- **Dataset records**

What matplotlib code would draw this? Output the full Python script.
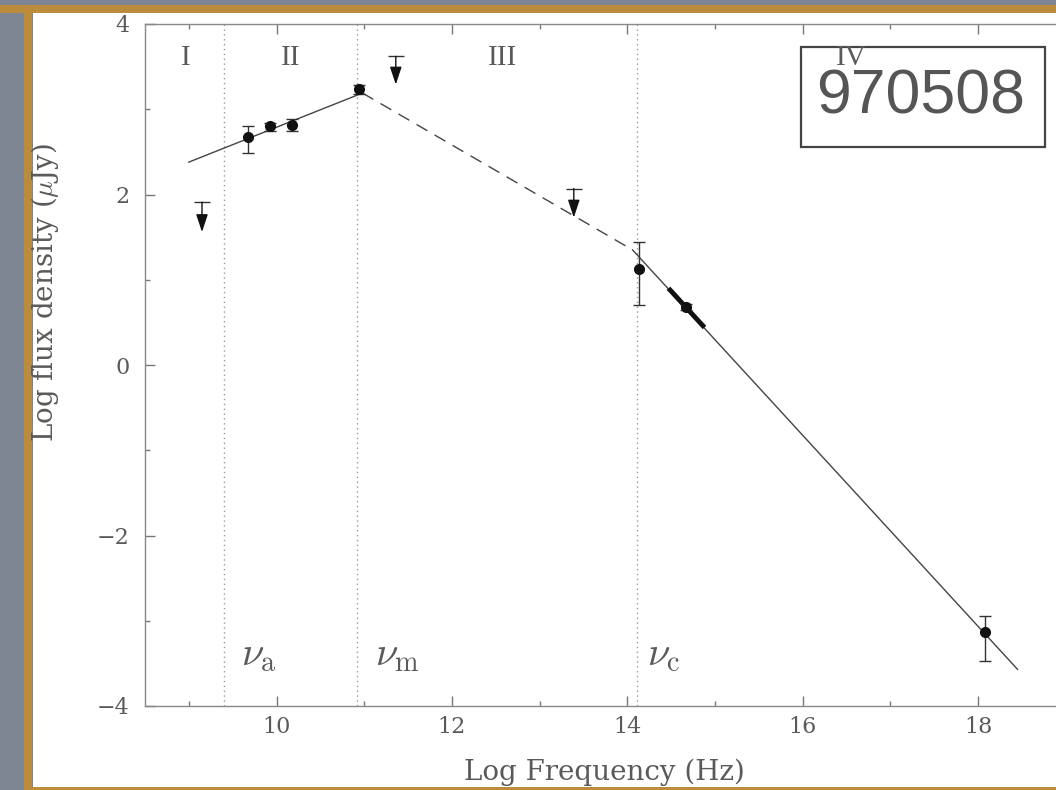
import matplotlib
matplotlib.use("Agg")
import matplotlib.pyplot as plt
from matplotlib.patches import Rectangle
from matplotlib.ticker import MultipleLocator

plt.rcParams["mathtext.fontset"] = "cm"

# detections: log frequency, log flux, error down / up
det_x = [9.68, 9.93, 10.18, 10.94, 14.13, 14.67, 18.08]
det_y = [2.67, 2.80, 2.82, 3.24, 1.13, 0.68, -3.13]
det_err_lo = [0.18, 0.05, 0.08, 0.06, 0.43, 0.03, 0.34]
det_err_hi = [0.13, 0.04, 0.07, 0.05, 0.31, 0.03, 0.19]

# upper limits: cap value and arrow tip
ul_x = [9.15, 11.36, 13.39]
ul_top = [1.91, 3.62, 2.07]
ul_tip = [1.56, 3.29, 1.73]

# broken power-law model
seg2_x = [9.00, 10.98]
seg2_y = [2.38, 3.19]
seg3_x = [10.98, 14.06]
seg3_y = [3.19, 1.35]
seg4_x = [14.06, 18.45]
seg4_y = [1.35, -3.57]

# optical spectral slope (thick piece)
opt_x = [14.47, 14.88]
opt_y = [0.90, 0.44]

# break frequencies
breaks = [9.40, 10.92, 14.11]
break_labels = [r"$\nu_{\rm a}$", r"$\nu_{\rm m}$", r"$\nu_{\rm c}$"]
break_label_x = [9.60, 11.12, 14.23]

regions = ["I", "II", "III", "IV"]
region_x = [8.96, 10.16, 12.58, 16.56]

W, H = 1056, 790
fig = plt.figure(figsize=(W / 100, H / 100), dpi=100)
fig.patch.set_facecolor("#7c8591")

gold = "#bb8c3c"
frame = [
    ((33 / W, 3 / H), 1, 1 - 16 / H, "white"),
    ((0, 1 - 13 / H), 1, 8 / H, gold),
    ((24 / W, 0), 8 / W, 1 - 5 / H, gold),
    ((24 / W, 0), 1, 3 / H, gold),
]
for xy, w, h, c in frame:
    fig.add_artist(Rectangle(xy, w, h, transform=fig.transFigure,
                             facecolor=c, edgecolor="none", zorder=-10))

ax = fig.add_axes([145 / W, 84 / H, 964.6 / W, 682 / H])
ax.set_zorder(5)
ax.set_facecolor("none")
ax.set_xlim(8.5, 19.5)
ax.set_ylim(-4, 4)

txt = "#5a5a5a"
for s in ax.spines.values():
    s.set_color("#888888")
    s.set_linewidth(1.0)

ax.xaxis.set_major_locator(MultipleLocator(2))
ax.xaxis.set_minor_locator(MultipleLocator(1))
ax.yaxis.set_major_locator(MultipleLocator(2))
ax.yaxis.set_minor_locator(MultipleLocator(1))
ax.tick_params(which="both", direction="in", top=True, right=True,
               color="#777777", width=1.0, labelcolor=txt)
ax.tick_params(which="major", length=7, labelsize=16)
ax.tick_params(axis="x", which="major", pad=7)
ax.tick_params(axis="y", which="major", pad=11)
ax.tick_params(which="minor", length=3.5)
for lab in ax.get_xticklabels() + ax.get_yticklabels():
    lab.set_family("DejaVu Serif")

# vertical break lines
for b in breaks:
    ax.axvline(b, color="#999999", lw=1.0, ls=(0, (1, 2.5)), zorder=1)
for lx, lab in zip(break_label_x, break_labels):
    ax.text(lx, -3.52, lab, fontsize=29, color=txt, va="baseline", ha="left")

# model
ax.plot(seg2_x, seg2_y, color="#444444", lw=1.0, zorder=2)
ax.plot(seg3_x, seg3_y, color="#444444", lw=1.0, ls=(0, (9, 6)), zorder=2)
ax.plot(seg4_x, seg4_y, color="#444444", lw=1.0, zorder=2)
ax.plot(opt_x, opt_y, color="#111111", lw=3.5, solid_capstyle="butt", zorder=3)

# detections
ax.errorbar(det_x, det_y, yerr=[det_err_lo, det_err_hi], fmt="o", color="#111111",
            ms=7, ecolor="#333333", elinewidth=1.0, capsize=4.5, capthick=1.0, zorder=4)

# upper limits
ax.plot(ul_x, ul_top, ls="none", marker="_", ms=11, mew=1.0, color="#333333", zorder=4)
for x, t, b in zip(ul_x, ul_top, ul_tip):
    ax.annotate("", xy=(x, b), xytext=(x, t),
                arrowprops=dict(arrowstyle="-|>,head_length=0.9,head_width=0.3",
                                mutation_scale=12, color="#111111", lw=1.0,
                                shrinkA=0, shrinkB=0), zorder=4)

# label box
ax.add_patch(Rectangle((15.98, 2.56), 2.78, 1.17, facecolor="white",
                       edgecolor="#444444", lw=1.6, zorder=5))
ax.text(17.35, 3.14, "970508", fontsize=45, family="Liberation Sans",
        color="#555555", ha="center", va="center", zorder=6)

for x, r in zip(region_x, regions):
    ax.text(x, 3.6, r, fontsize=21, family="Liberation Serif", color=txt,
            ha="center", va="center", zorder=7)

ax.set_xlabel("Log Frequency (Hz)", fontsize=20, family="DejaVu Serif", color=txt)
ax.set_ylabel(r"Log flux density ($\mu$Jy)", fontsize=20, family="DejaVu Serif", color=txt)
ax.xaxis.set_label_coords(0.476, -0.097)
ax.xaxis.label.set_va("center")
ax.yaxis.set_label_coords(-0.104, 0.607)
ax.yaxis.label.set_va("center")

fig.savefig("out.png", dpi=100, facecolor=fig.get_facecolor())
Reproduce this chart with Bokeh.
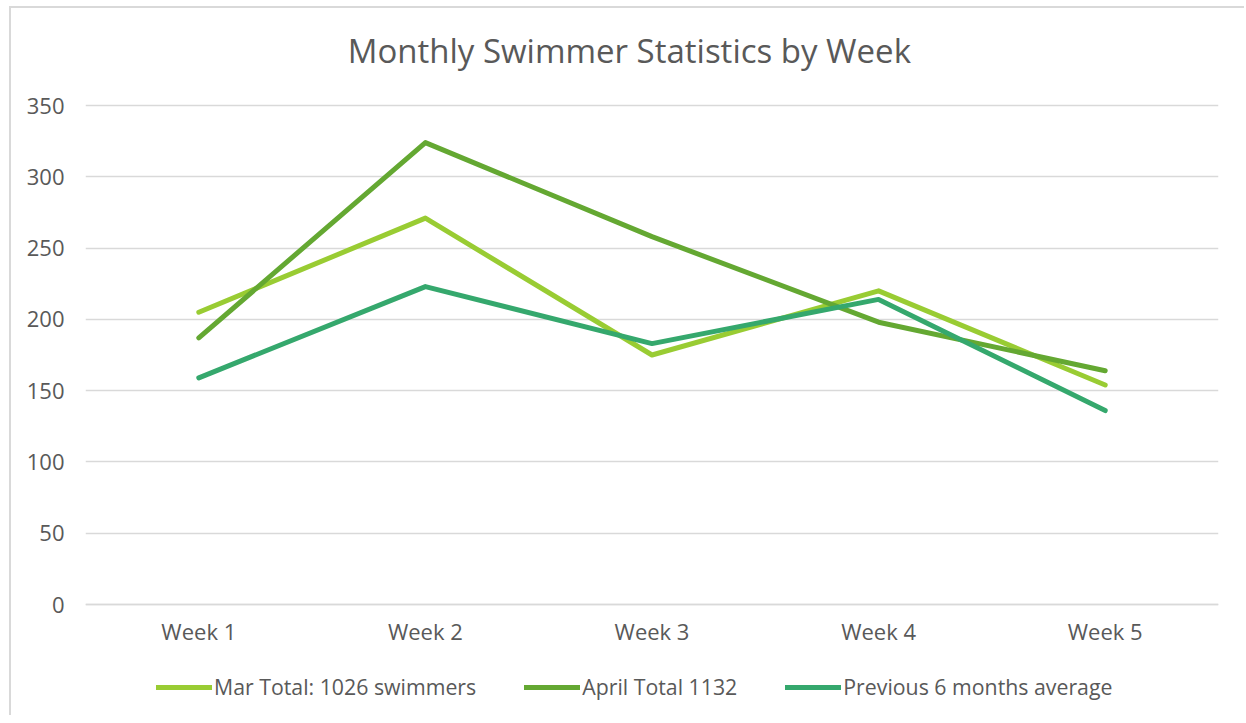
from bokeh.plotting import figure
from bokeh.models import Legend, LegendItem, FactorRange, Range1d, Label
from bokeh.embed import file_html
from bokeh.resources import INLINE

weeks = ["Week 1", "Week 2", "Week 3", "Week 4", "Week 5"]
mar_total = [205, 271, 175, 220, 154]
april_total = [187, 324, 258, 198, 164]
prev_avg = [159, 223, 183, 214, 136]
series_names = ["Mar Total: 1026 swimmers", "April Total 1132", "Previous 6 months average"]
colors = ["#99CC33", "#64A832", "#35A86D"]
yticks = [0, 50, 100, 150, 200, 250, 300, 350]
title_text = "Monthly Swimmer Statistics by Week"

FONT = "Open Sans"
TXT = "#595959"

H = 709            # canvas height
TOP = 97           # pixel room above the 350 line (title area)
PLOT_PX = 499      # pixel height of 0..350
YMAX = 350
upp = YMAX / PLOT_PX                      # data units per pixel
y_hi = YMAX + TOP * upp
y_lo = -(H - TOP - PLOT_PX) * upp         # room below 0 for labels and legend

p = figure(width=1235, height=H, x_range=FactorRange(*weeks, range_padding=0),
           y_range=Range1d(y_lo, y_hi), output_backend="svg", toolbar_location=None,
           min_border_left=74, min_border_right=28, min_border_top=0, min_border_bottom=0)
p.styles = {"border-left": "2px solid #d9d9d9", "border-top": "2px solid #d9d9d9",
            "margin-left": "9px", "margin-top": "6px"}
p.outline_line_color = None
p.background_fill_color = "white"
p.border_fill_color = "white"

# title, centred on the whole chart (synthetic categorical coordinate)
p.add_layout(Label(x=2.4, y=YMAX + 55 * upp, text=title_text, text_align="center",
                   text_baseline="alphabetic", text_font=FONT, text_font_size="33px",
                   text_color=TXT))

p.xgrid.grid_line_color = None
p.ygrid.grid_line_color = "#d9d9d9"
p.ygrid.grid_line_width = 1.5
p.ygrid.ticker = yticks
p.yaxis.ticker = yticks
p.yaxis.axis_line_color = None
p.yaxis.major_tick_line_color = None
p.yaxis.minor_tick_line_color = None
p.yaxis.major_label_text_font = FONT
p.yaxis.major_label_text_font_size = "22px"
p.yaxis.major_label_text_color = TXT
p.yaxis.major_label_standoff = 15

p.xaxis.fixed_location = 0
p.xaxis.axis_line_color = "#d9d9d9"
p.xaxis.axis_line_width = 1.5
p.xaxis.major_tick_line_color = None
p.xaxis.minor_tick_line_color = None
p.xaxis.major_label_text_font = FONT
p.xaxis.major_label_text_font_size = "22px"
p.xaxis.major_label_text_color = TXT
p.xaxis.major_label_standoff = 5

items = []
for name, vals, c in zip(series_names, [mar_total, april_total, prev_avg], colors):
    r = p.line(weeks, vals, line_color=c, line_width=5, line_cap="round", line_join="round")
    items.append(LegendItem(label=name, renderers=[r]))

legend = Legend(items=items, orientation="horizontal", location=(71, 16),
                glyph_width=56, glyph_height=20, label_standoff=2, spacing=48,
                label_text_font=FONT, label_text_font_size="21.3px", label_text_color=TXT,
                border_line_color=None, background_fill_alpha=0, padding=0, margin=0)
p.add_layout(legend, "center")

open("out.html", "w").write(file_html(p, INLINE))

- **Given problem**
Only the lines from the start of the material through the line containing "opt_y = [0.90, 0.44]" should be transcribed. Pictures stay out.

- **Worked solution**
What matplotlib code would draw this? Output the full Python script.
import matplotlib
matplotlib.use("Agg")
import matplotlib.pyplot as plt
from matplotlib.patches import Rectangle
from matplotlib.ticker import MultipleLocator

plt.rcParams["mathtext.fontset"] = "cm"

# detections: log frequency, log flux, error down / up
det_x = [9.68, 9.93, 10.18, 10.94, 14.13, 14.67, 18.08]
det_y = [2.67, 2.80, 2.82, 3.24, 1.13, 0.68, -3.13]
det_err_lo = [0.18, 0.05, 0.08, 0.06, 0.43, 0.03, 0.34]
det_err_hi = [0.13, 0.04, 0.07, 0.05, 0.31, 0.03, 0.19]

# upper limits: cap value and arrow tip
ul_x = [9.15, 11.36, 13.39]
ul_top = [1.91, 3.62, 2.07]
ul_tip = [1.56, 3.29, 1.73]

# broken power-law model
seg2_x = [9.00, 10.98]
seg2_y = [2.38, 3.19]
seg3_x = [10.98, 14.06]
seg3_y = [3.19, 1.35]
seg4_x = [14.06, 18.45]
seg4_y = [1.35, -3.57]

# optical spectral slope (thick piece)
opt_x = [14.47, 14.88]
opt_y = [0.90, 0.44]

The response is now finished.